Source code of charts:
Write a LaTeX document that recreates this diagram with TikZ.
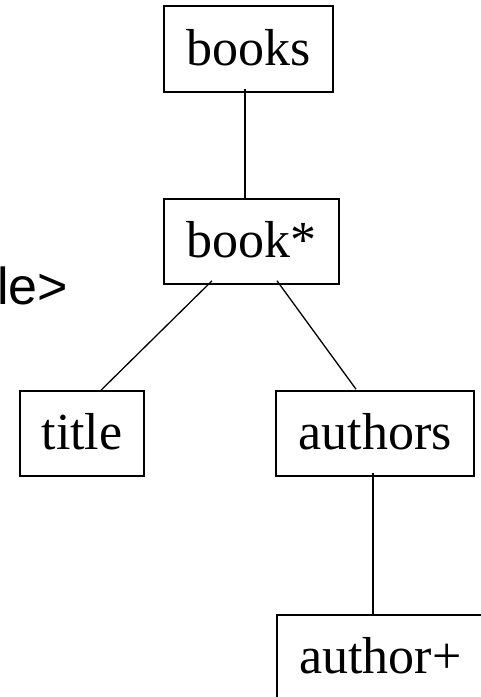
\documentclass[tikz,border=0pt]{standalone}
\usepackage{fontspec}
\setmainfont{Liberation Serif}
\newfontfamily\arialfont{Liberation Sans}
\begin{document}
\begin{tikzpicture}[x=1pt,y=1pt,
  elembox/.style={draw, line width=1.6pt, rectangle, inner sep=0pt,
    minimum height=85pt, text height=36pt, text depth=4pt,
    font=\fontsize{52}{60}\selectfont},
  edge/.style={line width=1.3pt}]
\useasboundingbox (0,0) rectangle (481,-697);
\node[elembox, minimum width=169pt, minimum height=86pt] (books) at (248.5,-49) {books};
\node[elembox, minimum width=175pt] (book) at (251.5,-241.5) {book*};
\node[elembox, minimum width=124pt] (title) at (82,-433.5) {title};
\node[elembox, minimum width=198pt] (authors) at (375,-433.5) {authors};
\node[elembox, minimum width=207pt] (author) at (380.5,-657.5) {author+};
\node[anchor=base west, inner sep=0pt, font=\arialfont\fontsize{52}{60}\selectfont] (frag) at (-3,-304) {le>};
\draw[edge] ([xshift=-3.5pt,yshift=4pt]books.south) -- ([xshift=-6.5pt]book.north);
\draw[edge] ([xshift=-39.5pt,yshift=4pt]book.south) -- ([xshift=19pt]title.north);
\draw[edge] ([xshift=25.5pt,yshift=4pt]book.south) -- ([xshift=-19pt,yshift=1pt]authors.north);
\draw[edge] ([xshift=-2pt,yshift=4pt]authors.south) -- ([xshift=-7.5pt]author.north);
\end{tikzpicture}
\end{document}
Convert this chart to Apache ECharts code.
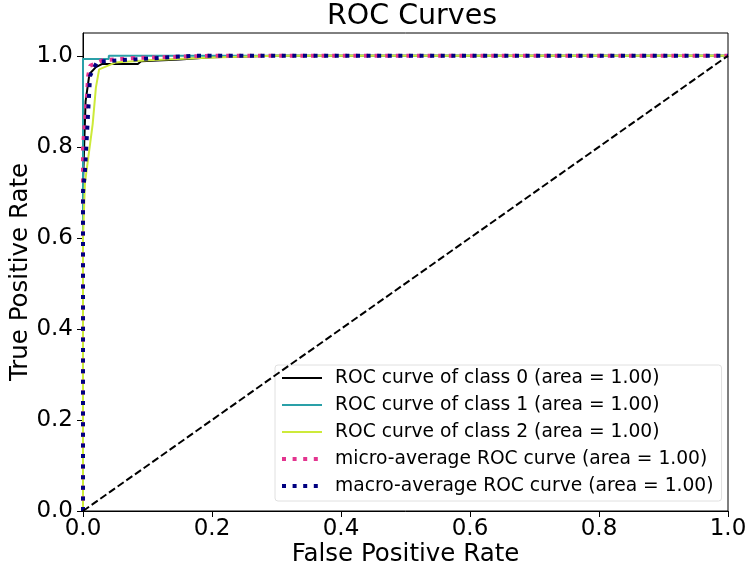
<!DOCTYPE html>
<html><head><meta charset="utf-8">
<script src="https://cdn.jsdelivr.net/npm/echarts@6/dist/echarts.min.js"></script>
<style>html,body{margin:0;padding:0;background:#fff}#c{width:754px;height:568px}</style>
</head><body><div id="c"></div>
<script>
const titleText = "ROC Curves";
const xName = "False Positive Rate";
const yName = "True Positive Rate";
const seriesNames = [
  "ROC curve of class 0 (area = 1.00)",
  "ROC curve of class 1 (area = 1.00)",
  "ROC curve of class 2 (area = 1.00)",
  "micro-average ROC curve (area = 1.00)",
  "macro-average ROC curve (area = 1.00)"
];
const class0 = [[0,0],[0,0.72],[0.004,0.9],[0.01,0.96],[0.02,0.975],[0.03,0.982],[0.085,0.982],[0.09,0.988],[0.15,0.992],[0.2,0.997],[0.3,1],[1,1]];
const class1 = [[0,0],[0,0.993],[0.04,0.993],[0.04,1],[1,1]];
const class2 = [[0,0],[0,0.6],[0.003,0.72],[0.015,0.85],[0.02,0.93],[0.025,0.97],[0.05,0.985],[0.1,0.99],[0.2,0.996],[0.3,1],[1,1]];
const microAvg = [[0,0],[0,0.8],[0.006,0.91],[0.008,0.956],[0.011,0.978],[0.03,0.99],[0.08,0.995],[0.2,1],[1,1]];
const macroAvg = [[0,0],[0,0.7],[0.003,0.745],[0.011,0.956],[0.022,0.987],[0.057,0.99],[0.17,1],[1,1]];
const diagonal = [[0,0],[1,1]];

const chart = echarts.init(document.getElementById('c'), null, {renderer:'canvas'});
const font = 'DejaVu Sans';
const colors = ['#000000','#2aa0a8','#cdea3a','#e3348f','#000080'];
const lineData = [class0, class1, class2, microAvg, macroAvg];
const styles = lineData.map((d,i)=> i<3 ? {color:colors[i], width:2} : {color:colors[i], width:4, type:[4,6.6], cap:'butt'});
const series = lineData.map((d,i)=>({
  name: seriesNames[i], type:'line', data:d, symbol:'none', showSymbol:false,
  animation:false, z: 2+i, lineStyle: styles[i], itemStyle:{color:colors[i]}
}));
series.push({name:'diag', type:'line', data:diagonal, symbol:'none', animation:false, z:8,
  lineStyle:{color:'#000', width:2, type:[7.4,3.2]}});

chart.setOption({
  animation:false,
  title:{text:titleText, left:407, top:-3, textAlign:'center',
    textStyle:{fontFamily:font, fontSize:28.5, fontWeight:'normal', color:'#000'}},
  grid:{left:83, right:26, top:33, bottom:57, show:true, borderColor:'#000', borderWidth:1,
    backgroundColor:'#fff', containLabel:false, outerBoundsMode:'none'},
  xAxis:{type:'value', min:0, max:1, interval:0.2,
    name:xName, nameLocation:'middle', nameGap:31, nameMoveOverlap:false,
    nameTextStyle:{fontFamily:font, fontSize:24.5, color:'#000'},
    axisLine:{show:true, onZero:false, lineStyle:{color:'#000'}},
    axisTick:{show:true, length:6, lineStyle:{color:'#000'}},
    axisLabel:{fontFamily:font, fontSize:23, color:'#000', margin:7, formatter:v=>v.toFixed(1)},
    splitLine:{show:false}},
  yAxis:{type:'value', min:0, max:1.05, interval:0.2,
    name:yName, nameLocation:'middle', nameGap:50, nameMoveOverlap:false,
    nameTextStyle:{fontFamily:font, fontSize:24.5, color:'#000'},
    axisLine:{show:true, onZero:false, lineStyle:{color:'#000'}},
    axisTick:{show:true, length:6, lineStyle:{color:'#000'}},
    axisLabel:{fontFamily:font, fontSize:23, color:'#000', margin:10, showMaxLabel:false,
      formatter:v=> (Math.abs(v*5-Math.round(v*5))<1e-6 ? v.toFixed(1) : '')},
    splitLine:{show:false}},
  legend:{data:seriesNames.map((n,i)=>({name:n, lineStyle:styles[i]})),
    orient:'vertical', left:275, top:365,
    padding:[2,8,4,5], itemWidth:40, itemHeight:14, itemGap:5,
    itemStyle:{opacity:0},
    backgroundColor:'rgba(255,255,255,0.8)', borderColor:'#e0e0e0', borderWidth:1, borderRadius:3,
    textStyle:{fontFamily:font, fontSize:18.7, color:'#000', lineHeight:22, padding:[0,0,0,8]}},
  series: series
});
</script></body></html>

§ What the task requires: Repeat the records above exactly, leaving out the pictures.

§ Exercise response:
Write a LaTeX document that recreates this diagram with TikZ.
\documentclass[tikz,border=0pt]{standalone}
\usepackage{fontspec}
\setmainfont{Liberation Serif}
\newfontfamily\arialfont{Liberation Sans}
\begin{document}
\begin{tikzpicture}[x=1pt,y=1pt,
  elembox/.style={draw, line width=1.6pt, rectangle, inner sep=0pt,
    minimum height=85pt, text height=36pt, text depth=4pt,
    font=\fontsize{52}{60}\selectfont},
  edge/.style={line width=1.3pt}]
\useasboundingbox (0,0) rectangle (481,-697);
\node[elembox, minimum width=169pt, minimum height=86pt] (books) at (248.5,-49) {books};
\node[elembox, minimum width=175pt] (book) at (251.5,-241.5) {book*};
\node[elembox, minimum width=124pt] (title) at (82,-433.5) {title};
\node[elembox, minimum width=198pt] (authors) at (375,-433.5) {authors};
\node[elembox, minimum width=207pt] (author) at (380.5,-657.5) {author+};
\node[anchor=base west, inner sep=0pt, font=\arialfont\fontsize{52}{60}\selectfont] (frag) at (-3,-304) {le>};
\draw[edge] ([xshift=-3.5pt,yshift=4pt]books.south) -- ([xshift=-6.5pt]book.north);
\draw[edge] ([xshift=-39.5pt,yshift=4pt]book.south) -- ([xshift=19pt]title.north);
\draw[edge] ([xshift=25.5pt,yshift=4pt]book.south) -- ([xshift=-19pt,yshift=1pt]authors.north);
\draw[edge] ([xshift=-2pt,yshift=4pt]authors.south) -- ([xshift=-7.5pt]author.north);
\end{tikzpicture}
\end{document}
Convert this chart to Apache ECharts code.
<!DOCTYPE html>
<html><head><meta charset="utf-8">
<script src="https://cdn.jsdelivr.net/npm/echarts@6/dist/echarts.min.js"></script>
<style>html,body{margin:0;padding:0;background:#fff}#c{width:754px;height:568px}</style>
</head><body><div id="c"></div>
<script>
const titleText = "ROC Curves";
const xName = "False Positive Rate";
const yName = "True Positive Rate";
const seriesNames = [
  "ROC curve of class 0 (area = 1.00)",
  "ROC curve of class 1 (area = 1.00)",
  "ROC curve of class 2 (area = 1.00)",
  "micro-average ROC curve (area = 1.00)",
  "macro-average ROC curve (area = 1.00)"
];
const class0 = [[0,0],[0,0.72],[0.004,0.9],[0.01,0.96],[0.02,0.975],[0.03,0.982],[0.085,0.982],[0.09,0.988],[0.15,0.992],[0.2,0.997],[0.3,1],[1,1]];
const class1 = [[0,0],[0,0.993],[0.04,0.993],[0.04,1],[1,1]];
const class2 = [[0,0],[0,0.6],[0.003,0.72],[0.015,0.85],[0.02,0.93],[0.025,0.97],[0.05,0.985],[0.1,0.99],[0.2,0.996],[0.3,1],[1,1]];
const microAvg = [[0,0],[0,0.8],[0.006,0.91],[0.008,0.956],[0.011,0.978],[0.03,0.99],[0.08,0.995],[0.2,1],[1,1]];
const macroAvg = [[0,0],[0,0.7],[0.003,0.745],[0.011,0.956],[0.022,0.987],[0.057,0.99],[0.17,1],[1,1]];
const diagonal = [[0,0],[1,1]];

const chart = echarts.init(document.getElementById('c'), null, {renderer:'canvas'});
const font = 'DejaVu Sans';
const colors = ['#000000','#2aa0a8','#cdea3a','#e3348f','#000080'];
const lineData = [class0, class1, class2, microAvg, macroAvg];
const styles = lineData.map((d,i)=> i<3 ? {color:colors[i], width:2} : {color:colors[i], width:4, type:[4,6.6], cap:'butt'});
const series = lineData.map((d,i)=>({
  name: seriesNames[i], type:'line', data:d, symbol:'none', showSymbol:false,
  animation:false, z: 2+i, lineStyle: styles[i], itemStyle:{color:colors[i]}
}));
series.push({name:'diag', type:'line', data:diagonal, symbol:'none', animation:false, z:8,
  lineStyle:{color:'#000', width:2, type:[7.4,3.2]}});

chart.setOption({
  animation:false,
  title:{text:titleText, left:407, top:-3, textAlign:'center',
    textStyle:{fontFamily:font, fontSize:28.5, fontWeight:'normal', color:'#000'}},
  grid:{left:83, right:26, top:33, bottom:57, show:true, borderColor:'#000', borderWidth:1,
    backgroundColor:'#fff', containLabel:false, outerBoundsMode:'none'},
  xAxis:{type:'value', min:0, max:1, interval:0.2,
    name:xName, nameLocation:'middle', nameGap:31, nameMoveOverlap:false,
    nameTextStyle:{fontFamily:font, fontSize:24.5, color:'#000'},
    axisLine:{show:true, onZero:false, lineStyle:{color:'#000'}},
    axisTick:{show:true, length:6, lineStyle:{color:'#000'}},
    axisLabel:{fontFamily:font, fontSize:23, color:'#000', margin:7, formatter:v=>v.toFixed(1)},
    splitLine:{show:false}},
  yAxis:{type:'value', min:0, max:1.05, interval:0.2,
    name:yName, nameLocation:'middle', nameGap:50, nameMoveOverlap:false,
    nameTextStyle:{fontFamily:font, fontSize:24.5, color:'#000'},
    axisLine:{show:true, onZero:false, lineStyle:{color:'#000'}},
    axisTick:{show:true, length:6, lineStyle:{color:'#000'}},
    axisLabel:{fontFamily:font, fontSize:23, color:'#000', margin:10, showMaxLabel:false,
      formatter:v=> (Math.abs(v*5-Math.round(v*5))<1e-6 ? v.toFixed(1) : '')},
    splitLine:{show:false}},
  legend:{data:seriesNames.map((n,i)=>({name:n, lineStyle:styles[i]})),
    orient:'vertical', left:275, top:365,
    padding:[2,8,4,5], itemWidth:40, itemHeight:14, itemGap:5,
    itemStyle:{opacity:0},
    backgroundColor:'rgba(255,255,255,0.8)', borderColor:'#e0e0e0', borderWidth:1, borderRadius:3,
    textStyle:{fontFamily:font, fontSize:18.7, color:'#000', lineHeight:22, padding:[0,0,0,8]}},
  series: series
});
</script></body></html>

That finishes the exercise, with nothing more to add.